Debt forgiveness is a beautiful thing both emotionally and relationally. The mathematics of it are not so friendly. Why? Because of the IRS and because the Tax Relief act of 2007 is coming to an end.
How The Money Flows When Borrowing
When you buy a house with a loan, a lender agrees to purchase the item with their money with the understanding that if you don’t pay them back, they get to take whatever has secured the note. In this case, your house is the security. So, if you don’t pay them, they can sell the house and recover their investment, or a portion thereof.
Since the money used to purchase the home isn’t really handed to you, the buyer, it doesn’t feel like income, and as long as you pay back the note, it won’t be considered income. But, if the lender decides at any point to forgive you of the balance of the remaining note, it would be the same mathematically had they simply written you a check to buy the house directly from the seller. In that case, the money would have come directly to you and would be considered income.

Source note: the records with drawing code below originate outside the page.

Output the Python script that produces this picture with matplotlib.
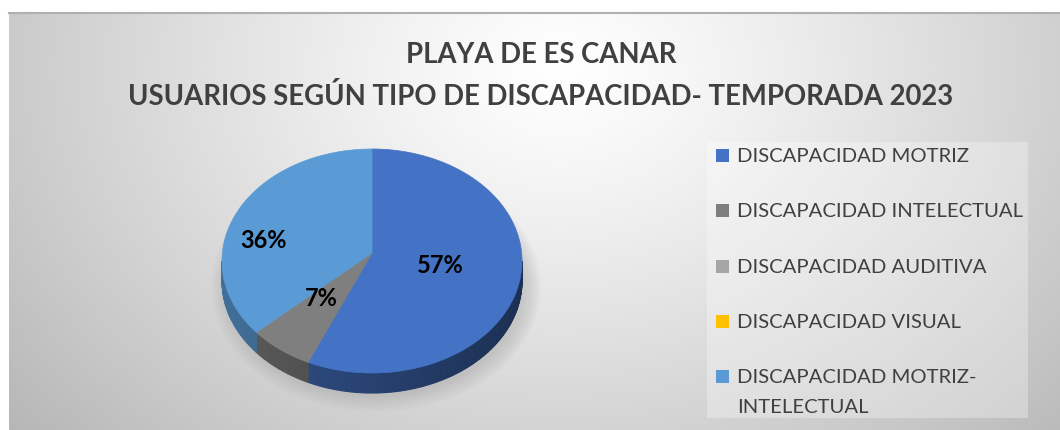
import numpy as np
import matplotlib.pyplot as plt
from matplotlib.patches import Polygon, Rectangle, Ellipse

# Data
categories = ['DISCAPACIDAD MOTRIZ', 'DISCAPACIDAD INTELECTUAL', 'DISCAPACIDAD AUDITIVA',
              'DISCAPACIDAD VISUAL', 'DISCAPACIDAD MOTRIZ-\nINTELECTUAL']
values = [57, 7, 0, 0, 36]
colors = ['#4472C4', '#7F7F7F', '#A5A5A5', '#FFC000', '#5B9BD5']
title = 'PLAYA DE ES CANAR\nUSUARIOS SEGÚN TIPO DE DISCAPACIDAD- TEMPORADA 2023'

# layout (pixels)
W, H = 1060, 431
cx, cy = 372, 262        # ellipse centre of top face
vx, vy = 372, 254        # apex of the slices (perspective)
rx, ry = 150, 112
depth = 20
lab_frac = [0.47, 0.55, 0, 0, 0.80]
lab_dy = [0, -4, 0, 0, 25]

plt.rcParams['font.family'] = ['Lato', 'DejaVu Sans']

fig = plt.figure(figsize=(W / 100, H / 100), dpi=100)
ax = fig.add_axes([0, 0, 1, 1])
ax.set_xlim(0, W)
ax.set_ylim(H, 0)
ax.axis('off')

# background: radial grey gradient
yy, xx = np.mgrid[13:H, 9:W]
r = np.sqrt(((xx - 560) / 560.0) ** 2 + ((yy - 70) / 430.0) ** 2)
g = np.clip(1.0 - 0.21 * r ** 1.2, 0, 1)
bg = np.dstack([g, g, g])
ax.imshow(bg, extent=[9, W, H, 13], aspect='auto', zorder=0)
ax.plot([9, W], [13.5, 13.5], color='#b0b0b0', lw=1.5, zorder=1)

# soft shadow under pie
for k in range(12):
    ax.add_patch(Ellipse((cx + 4, cy + 26), 2 * rx + 30 - 3 * k, 2 * ry + 26 - 3 * k,
                         color='#808080', alpha=0.025, lw=0, zorder=2))


def ell(t, dz=0):
    return cx + rx * np.sin(t), cy - ry * np.cos(t) + dz


def shade(c, f):
    c = np.array(plt.matplotlib.colors.to_rgb(c))
    return tuple(np.clip(c * f, 0, 1))


total = sum(values)
start = 0.0
bounds = []
for v in values:
    a0 = start
    a1 = start + v / total * 2 * np.pi
    bounds.append((a0, a1))
    start = a1

# side walls (front half: t in [pi/2, 3pi/2])
for (a0, a1), c in zip(bounds, colors):
    lo, hi = max(a0, np.pi / 2), min(a1, 3 * np.pi / 2)
    if hi <= lo:
        continue
    ts = np.linspace(lo, hi, max(int((hi - lo) / 0.02), 2))
    for t0, t1 in zip(ts[:-1], ts[1:]):
        x0, y0 = ell(t0)
        x1, y1 = ell(t1)
        f = 0.57 - 0.15 * np.sin((t0 + t1) / 2)
        sc = shade(c, f)
        ax.add_patch(Polygon([(x0, y0), (x1, y1), (x1, y1 + depth), (x0, y0 + depth)],
                             closed=True, facecolor=sc, edgecolor=sc, lw=0.8, zorder=3))

# top faces
for (a0, a1), c in zip(bounds, colors):
    if a1 <= a0:
        continue
    ts = np.linspace(a0, a1, 200)
    pts = [(vx, vy)] + [ell(t) for t in ts]
    ax.add_patch(Polygon(pts, closed=True, facecolor=c, edgecolor=c, lw=0.5, zorder=4))

# labels
for (a0, a1), v, f, dy in zip(bounds, values, lab_frac, lab_dy):
    if v == 0:
        continue
    t = (a0 + a1) / 2
    x = vx + f * rx * np.sin(t)
    y = vy - f * ry * np.cos(t) + dy
    ax.text(x, y, f'{round(v / total * 100)}%', ha='center', va='center',
            fontsize=17, fontweight='bold', color='black', zorder=5)

# title
ax.text(541, 76, title, ha='center', va='center', fontsize=19.8, fontweight='bold',
        color='#404040', linespacing=1.65, zorder=5)

# legend
ax.add_patch(Rectangle((707, 143), 321, 276, facecolor='white', alpha=0.3, lw=0, zorder=2))
ys = [156, 211, 267, 322, 377]
for name, c, y in zip(categories, colors, ys):
    ax.add_patch(Rectangle((716, y - 6.5), 13, 13, facecolor=c, lw=0, zorder=5))
    ax.text(737, y - 8, name, ha='left', va='top', fontsize=14.6, color='#404040',
            linespacing=1.93, zorder=5)

fig.savefig('out.png', dpi=100)
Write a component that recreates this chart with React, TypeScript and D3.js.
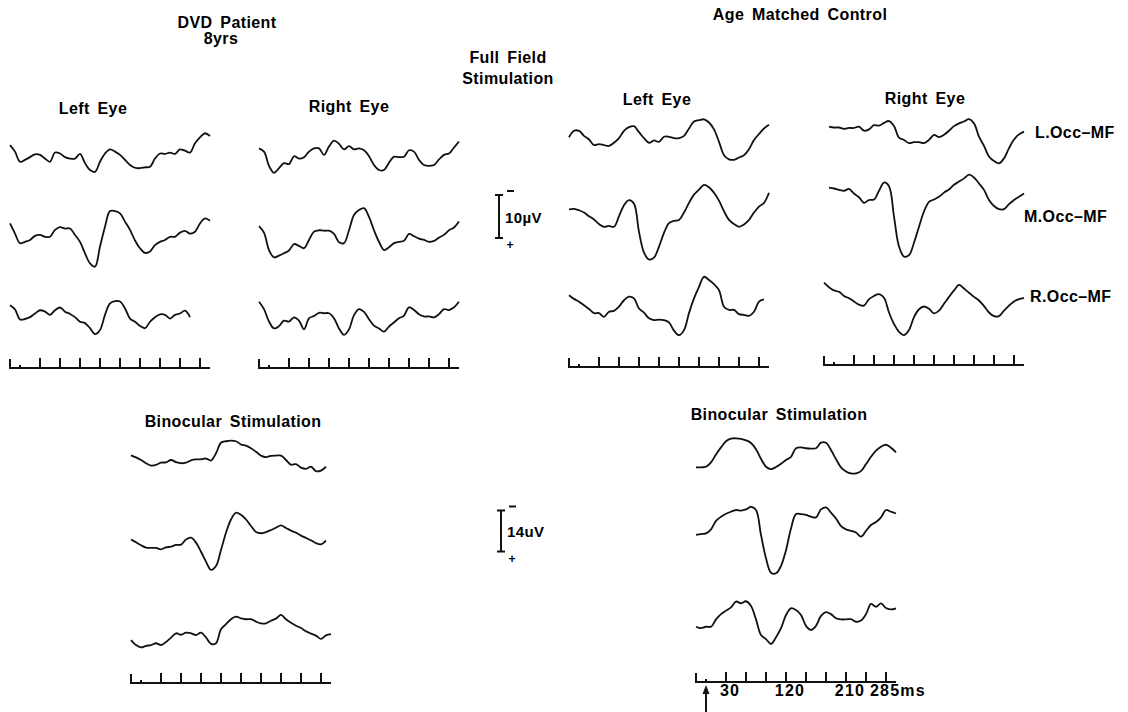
import React from "react";
import * as d3 from "d3";

const sampleMs = [
  -15, -7.5, 0, 7.5, 15, 22.5, 30, 37.5, 45, 52.5, 60, 67.5, 75, 82.5, 90, 97.5,
  105, 112.5, 120, 127.5, 135, 142.5, 150, 157.5, 165, 172.5, 180, 187.5, 195,
  202.5, 210, 217.5, 225, 232.5, 240, 247.5, 255, 262.5, 270, 277.5, 285,
];
const tickMs = [30, 60, 90, 120, 150, 180, 210, 240, 270];
const tickLabels = [
  { ms: 30, text: "30" },
  { ms: 120, text: "120" },
  { ms: 210, text: "210" },
];
const lastLabel = { ms: 285, text: "285ms" };

// DVD patient, left eye (µV, negative = up)
const dvdLeftL = [-2.5, -1.1, 1.1, 0.7, 0.1, -0.5, -0.4, 0.4, 1.1, -0.9, -0.7, 0.1, 0.4, 0.4, -0.6, 1.4, 2.9, 3.3, 1.1, -0.7, -1.6, -1.1, -0.4, 0.7, 1.8, 2.4, 2.5, 2.3, 2.2, 0.4, -0.7, -0.6, -0.9, -0.6, -1.6, -1.3, -0.9, -2.9, -4.2, -5.1, -4.5];
const dvdLeftM = [-3.6, -1.4, 0.7, 0.4, 0, -0.9, -1.1, -0.7, -0.7, -2.2, -2.8, -2.5, -2.5, -1.1, 0.4, 2.9, 5.1, 5.8, 1.4, -2.9, -6.3, -6.3, -5.8, -4.0, -2.2, 0.1, 1.8, 2.8, 2.5, 1.1, 0.4, 0, -0.7, -0.7, -1.6, -2.0, -1.4, -1.8, -3.6, -4.7, -4.2];
const dvdLeftR = [-2.5, -1.6, 0.6, 0.5, 0.1, -0.7, -1.4, -1.1, -0.4, -1.4, -2.0, -1.1, -0.6, 0.1, 1.1, 1.4, 2.5, 3.8, 2.9, -0.4, -2.9, -3.4, -3.3, -1.8, 0.4, 1.1, 2.0, 2.5, 1.1, 0.1, -0.5, -0.4, 0.4, -0.4, -0.7, -1.3, 0.1, null, null, null, null];

// DVD patient, right eye
const dvdRightL = [-1.8, -1.1, 2.0, 3.5, 2.5, 1.4, 1.6, -0.1, 0.4, 0.1, -1.1, -1.8, -1.8, -0.4, -2.2, -3.5, -2.8, -1.6, -2.3, -1.6, -1.8, -1.4, -0.1, 1.8, 2.9, 2.9, 1.3, 0, 0.1, 0, -1.4, -1.1, 0.7, 1.8, 2.0, 1.8, 0.6, -0.4, -0.7, -2.0, -3.3];
const dvdRightM = [-2.3, -0.9, 2.9, 4.5, 4.1, 3.6, 3.0, 1.6, 2.0, 2.5, 0.7, -1.1, -1.4, -1.3, -1.3, -0.6, 1.2, 1.4, -1.4, -4.7, -5.8, -6.2, -4.3, -1.4, 1.1, 2.9, 2.3, 1.4, 1.1, 0.9, -0.6, -0.1, 0.4, 0.7, 1.1, 0.9, 0.2, -0.4, -1.4, -2.0, -3.3];
const dvdRightR = [-3.6, -2.0, 0.7, 2.2, 1.7, 0.5, 0.7, -0.2, 0.5, 2.4, 0, -0.5, -1.2, -1.1, -1.1, 0, 2.2, 3.6, 2.4, -0.7, -2.0, -1.4, 0.2, 1.6, 2.2, 2.9, 1.8, 0.9, 0, -0.6, -2.4, -1.8, -0.9, -0.4, -0.4, -0.2, -0.9, -2.0, -1.8, -2.4, -3.6];

// age matched control, left eye
const ctrlLeftL = [-0.6, -2.0, -2.0, -0.9, -0.1, 1.1, 0.9, 1.1, 1.3, 0.6, -0.4, -2.0, -2.8, -3.0, -1.7, -0.4, 0.6, 0.1, 0.4, -0.7, -0.7, -0.4, -0.4, -0.9, -2.5, -4.0, -4.3, -4.5, -3.8, -2.3, 0.4, 3.3, 4.2, 4.3, 3.8, 3.3, 2.0, 0, -1.3, -2.5, -3.3];
const ctrlLeftM = [-1.6, -1.7, -1.4, -0.9, -0.1, 0.6, 1.6, 2.2, 2.0, 2.2, -0.1, -2.5, -3.6, -2.8, 3.3, 7.8, 9.3, 8.9, 6.5, 3.5, 1.4, 0.9, 0.7, -0.9, -3.0, -4.8, -5.9, -6.9, -6.4, -5.2, -3.5, -1.2, 0.7, 1.6, 2.2, 1.7, 0.7, -0.9, -2.2, -3.0, -5.2];
const ctrlLeftR = [-2.5, -1.7, -1.1, -0.3, 0.5, 1.4, 1.4, 2.2, 1.1, 0.9, 0, -1.4, -2.2, -1.8, 0.4, 1.3, 2.5, 2.9, 2.8, 2.9, 3.4, 5.2, 6.2, 5.1, 1.4, -1.8, -4.3, -6.5, -5.8, -4.9, -3.6, 0, 0.7, 0.7, 1.6, 1.8, 2.0, 1.1, -1.1, -1.6, null];

// age matched control, right eye
const ctrlRightL = [null, -2.2, -2.0, -2.0, -1.7, -1.9, -1.9, -2.2, -1.3, -1.6, -2.5, -2.4, -3.0, -3.4, -2.3, 0.2, 0.7, 1.4, 1.2, 1.2, 1.4, 0.7, -0.4, 0.1, -0.4, -1.3, -2.3, -2.9, -3.3, -3.8, -2.9, 0, 2.0, 4.3, 5.3, 5.8, 4.7, 2.5, 0.6, -0.5, -1.1];
const ctrlRightM = [null, -2.7, -2.5, -2.2, -2.0, -2.4, -1.4, -0.6, 0.6, 0, -0.1, -2.0, -3.8, -3.0, 3.6, 10.1, 12.3, 12.0, 9.3, 5.8, 2.5, 0.4, -0.1, -0.7, -1.6, -2.3, -3.3, -4.0, -4.7, -5.5, -4.9, -3.6, -2.2, 0, 1.3, 2.0, 2.0, 0.9, 0, -0.7, -1.4];
const ctrlRightR = [-4.5, -3.5, -2.8, -2.5, -1.6, -1.1, -0.4, 0.3, 0.5, -0.9, -1.6, -2.0, -1.2, 2.0, 4.5, 6.2, 6.9, 5.8, 3.0, 1.3, 0.7, 1.2, 2.2, 1.6, 0.1, -1.4, -2.8, -4.0, -3.2, -2.3, -1.4, -0.6, 0.6, 2.0, 2.8, 2.8, 1.6, 0.5, -0.4, -0.9, -1.2];

// binocular stimulation, DVD patient
const dvdBinL = [-1.6, -0.9, 0, 1.1, 1.9, 1.7, 0.9, 0.8, 0, 0.7, 1.1, 0.9, 0.1, -0.2, -0.2, -0.5, 0.2, -2.3, -5.9, -6.4, -6.6, -6.4, -5.3, -4.9, -4.0, -2.8, -1.5, -1.0, -1.4, -1.5, -1.5, 0, 1.6, 1.4, 2.6, 3.0, 2.3, 3.8, 3.6, 2.3, null];
const dvdBinM = [-0.2, 0.8, 1.8, 2.6, 2.7, 2.7, 3.2, 2.5, 2.3, 1.7, 1.6, -0.2, -0.8, 0.9, 4.0, 7.4, 10.2, 8.9, 3.4, -2.5, -7.0, -9.3, -8.6, -7.0, -4.8, -2.7, -2.3, -2.7, -3.4, -4.2, -5.0, -4.1, -3.2, -2.5, -1.5, -0.7, 0.1, 1.1, 1.5, 0.2, null];
const dvdBinR = [2.3, 4.0, 4.8, 4.3, 4.0, 3.4, 4.0, 3.0, 1.5, 0, 0.5, -0.2, 0, 0.6, -0.2, 1.4, 3.6, 3.4, -1.4, -3.1, -4.8, -5.7, -5.1, -4.8, -4.8, -4.0, -3.4, -3.4, -4.3, -5.0, -6.3, -4.8, -3.6, -2.6, -1.8, -0.7, 0.1, 0.8, 1.9, 0.7, 0.3];

// binocular stimulation, control
const ctrlBinL = [4.2, 4.2, 4.0, 2.5, -0.2, -2.6, -4.7, -5.6, -5.7, -5.5, -5.0, -4.1, -2.0, 1.3, 4.0, 4.8, 4.1, 3.0, 1.7, 0.6, -2.3, -2.6, -2.3, -2.2, -2.3, -4.2, -4.2, -1.7, 1.4, 4.2, 5.6, 6.3, 6.3, 5.5, 3.1, 0.6, -1.5, -2.8, -3.5, -2.5, -0.9];
const ctrlBinM = [2.8, 2.5, 2.3, 0.9, -2.0, -3.4, -4.4, -5.1, -5.7, -5.5, -5.9, -6.8, -5.7, 2.8, 10.8, 15.7, 15.9, 13.4, 8.0, 0.6, -4.3, -4.3, -4.0, -3.4, -3.2, -5.9, -6.6, -4.8, -2.8, -0.2, 0.9, 1.4, 2.0, 3.4, 1.4, -0.6, -1.6, -3.2, -5.7, -5.1, -4.5];
const ctrlBinR = [2.3, 2.8, 2.3, 2.3, -0.2, -2.0, -3.2, -4.3, -6.3, -5.7, -6.4, -4.8, -0.2, 5.1, 6.5, 8.2, 5.9, 2.8, -1.7, -4.0, -3.4, -1.7, 2.0, 3.4, 2.0, -1.4, -2.7, -2.0, -0.6, -0.2, -0.2, -0.3, 0.6, 0.2, -2.0, -5.5, -4.5, -5.7, -4.1, -3.6, -4.0];

const channelNames = ["L.Occ\u2013MF", "M.Occ\u2013MF", "R.Occ\u2013MF"];

// layout of the six panels (pixels per µV differs for the binocular ones)
const panels = [
  { left: 10, axisY: 368, k: 4.6, rows: [dvdLeftL, dvdLeftM, dvdLeftR], baseY: [156.7, 240, 316.7] },
  { left: 259, axisY: 368, k: 4.6, rows: [dvdRightL, dvdRightM, dvdRightR], baseY: [156.7, 236.7, 318.3] },
  { left: 569, axisY: 367, k: 4.6, rows: [ctrlLeftL, ctrlLeftM, ctrlLeftR], baseY: [140, 216.7, 306.7] },
  { left: 824, axisY: 365, k: 4.6, rows: [ctrlRightL, ctrlRightM, ctrlRightR], baseY: [136.7, 200, 303.3] },
  { left: 131, axisY: 683, k: 2.93, rows: [dvdBinL, dvdBinM, dvdBinR], baseY: [460, 540, 633.3] },
  { left: 696, axisY: 682, k: 2.93, rows: [ctrlBinL, ctrlBinM, ctrlBinR], baseY: [455, 526.7, 620] },
];

const font = "'Liberation Sans', Arial, Helvetica, sans-serif";

const Label = ({ x, y, children, anchor = "middle", size = 16, spacing = 0.4 }) => (
  <text
    x={x}
    y={y}
    textAnchor={anchor}
    fontFamily={font}
    fontWeight="bold"
    fontSize={size}
    letterSpacing={spacing}
    wordSpacing={3}
    fill="#000"
  >
    {children}
  </text>
);

function Panel({ p, labelled }) {
  const x = d3.scaleLinear().domain([-15, 285]).range([p.left, p.left + 200]);
  return (
    <g>
      {p.rows.map((vals, r) => {
        const y = d3
          .scaleLinear()
          .domain([-10, 10])
          .range([p.baseY[r] - 10 * p.k, p.baseY[r] + 10 * p.k]);
        const line = d3
          .line()
          .defined((d) => d[1] !== null)
          .x((d) => x(d[0]))
          .y((d) => y(d[1]))
          .curve(d3.curveCatmullRom.alpha(0.5));
        const pts = sampleMs.map((t, i) => [t, vals[i]]);
        return (
          <path
            key={r}
            d={line(pts)}
            fill="none"
            stroke="#111"
            strokeWidth={1.8}
            strokeLinejoin="round"
          />
        );
      })}
      {/* time axis */}
      <line x1={x(-15)} x2={x(285)} y1={p.axisY} y2={p.axisY} stroke="#111" strokeWidth={2} />
      <line x1={x(-15)} x2={x(-15)} y1={p.axisY - 9} y2={p.axisY + 1} stroke="#111" strokeWidth={2} />
      <line x1={x(0)} x2={x(0)} y1={p.axisY - 3} y2={p.axisY} stroke="#111" strokeWidth={2} />
      {tickMs.map((t) => (
        <line key={t} x1={x(t)} x2={x(t)} y1={p.axisY - 10} y2={p.axisY} stroke="#111" strokeWidth={2} />
      ))}
      {labelled && (
        <g>
          {tickLabels.map((d) => (
            <Label key={d.ms} x={x(d.ms) + 4} y={p.axisY + 14} size={16} spacing={1.2}>
              {d.text}
            </Label>
          ))}
          <Label x={x(lastLabel.ms) - 26} y={p.axisY + 14} size={16} spacing={1.2} anchor="start">
            {lastLabel.text}
          </Label>
          {/* stimulus onset arrow */}
          <line x1={x(0)} x2={x(0)} y1={p.axisY + 10} y2={712} stroke="#111" strokeWidth={2} />
          <path d={`M${x(0)},${p.axisY + 3} l-3.5,9 l7,0 z`} fill="#111" />
        </g>
      )}
    </g>
  );
}

function ScaleBar({ cx, cy, k, uv, text }) {
  const y = d3.scaleLinear().domain([-uv / 2, uv / 2]).range([cy - (uv / 2) * k, cy + (uv / 2) * k]);
  const top = y(-uv / 2);
  const bot = y(uv / 2);
  return (
    <g>
      <line x1={cx} x2={cx} y1={top} y2={bot} stroke="#111" strokeWidth={2} />
      <line x1={cx - 4} x2={cx + 4} y1={top} y2={top} stroke="#111" strokeWidth={2} />
      <line x1={cx - 4} x2={cx + 4} y1={bot} y2={bot} stroke="#111" strokeWidth={2} />
      <line x1={cx + 8} x2={cx + 15} y1={top - 4} y2={top - 4} stroke="#111" strokeWidth={2} />
      <text x={cx + 11} y={bot + 11} textAnchor="middle" fontFamily={font} fontWeight="bold" fontSize={12}>
        +
      </text>
      <Label x={cx + 6} y={cy + 6} anchor="start" size={15}>
        {text}
      </Label>
    </g>
  );
}

export default function App() {
  return (
    <svg
      width={1128}
      height={712}
      style={{ position: "absolute", left: 0, top: 0, background: "#fff" }}
    >
      <rect width={1128} height={712} fill="#fff" />
      <Label x={227} y={28}>DVD Patient</Label>
      <Label x={221} y={44}>8yrs</Label>
      <Label x={800} y={20}>Age Matched Control</Label>
      <Label x={508} y={63}>Full Field</Label>
      <Label x={508} y={84}>Stimulation</Label>
      <Label x={93} y={114}>Left Eye</Label>
      <Label x={349} y={112}>Right Eye</Label>
      <Label x={657} y={105}>Left Eye</Label>
      <Label x={925} y={104}>Right Eye</Label>
      <Label x={233} y={427}>Binocular Stimulation</Label>
      <Label x={779} y={420}>Binocular Stimulation</Label>
      <Label x={1035} y={138} anchor="start">{channelNames[0]}</Label>
      <Label x={1024} y={222} anchor="start">{channelNames[1]}</Label>
      <Label x={1030} y={302} anchor="start">{channelNames[2]}</Label>

      {panels.map((p, i) => (
        <Panel key={i} p={p} labelled={i === 5} />
      ))}

      <ScaleBar cx={499} cy={216.5} k={4.3} uv={10} text={"10\u00b5V"} />
      <ScaleBar cx={501} cy={531} k={2.93} uv={14} text="14uV" />
    </svg>
  );
}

The Idea of Phantom Income
So, when debt is forgiven, there’s a sort of “retroactive” income (many people call it phantom income) that is applied to you in the form of a form 1099-C (Cancellation of debt) statement. If you don’t know now, you’ll soon know that a 1099 is a tax form that declares income.
Why does the lender issue the 1099-C? Because every money transaction has two sides to it. The lender is taking a loss which they must report to the IRS in order to deduct it from their taxable income. Their loss is your gain.
What? Yep. Their loss is your gain. Think about it. Their original plan was to make a boat load of interest (their gain) over 30 years or 15 years, or whatever, as you paid back your loan. They weren’t planning on losing their money. But, since they have lost it, they get to deduct it. Since they’ve forgiven you, the balance forgiven becomes income to you in the tax year in which the forgiveness takes place.
Yikes! What Does That Mean?
It means, in short, that you may or may not owe income taxes at your tax rate on the forgiven debt. Here’s an example:
You buy a home for $300,000 and you faithfully pay for a year. During that year, the value of the house falls to $225,000 and you lose your job. You can no longer make your payments, and you go into default. Your REALTOR®, who happens to be an experienced short sale agent in your area, helps you sell your house for market value, leaving you with an agreement with your lender to write-off the remaining $75,000.
Well, the bank isn’t just going to toss that money aside without a tax benefit, so they file a 1099-C to show that you were the original beneficiary of the money that was used to purchase your home.
Suddenly you’re staring an additional $75,000 in annual income for the year, which may or may not be taxable based on your current circumstances.
Enter the Tax Relief Act of 2007
In 2007 a law was passed that offered protection against owing income taxes on forgiven debt provided you met certain conditions. That law expires on December 31st of THIS YEAR.
Why is this important?
If your home is underwater, and you’re experiencing financial hardship, you have a little more than 8 months to list, market, and short sell your home to avoid paying income tax on debt forgiveness. Unless our powers that be extend this provision, short sales, many of which are inevitabilities that home owner’s don’t yet realize due to emotional paralysis, will become very costly to the home owner.
Are you hearing me? Some of you have been sitting on the decision to short sale for a few years now…and every penny you’ve spent on your house is lost…
…the longer you wait, the more it will cost you. if you don’t act quickly, it may cost you even more that you ever imagined.
Thus, the importance of acting now must be emphasized.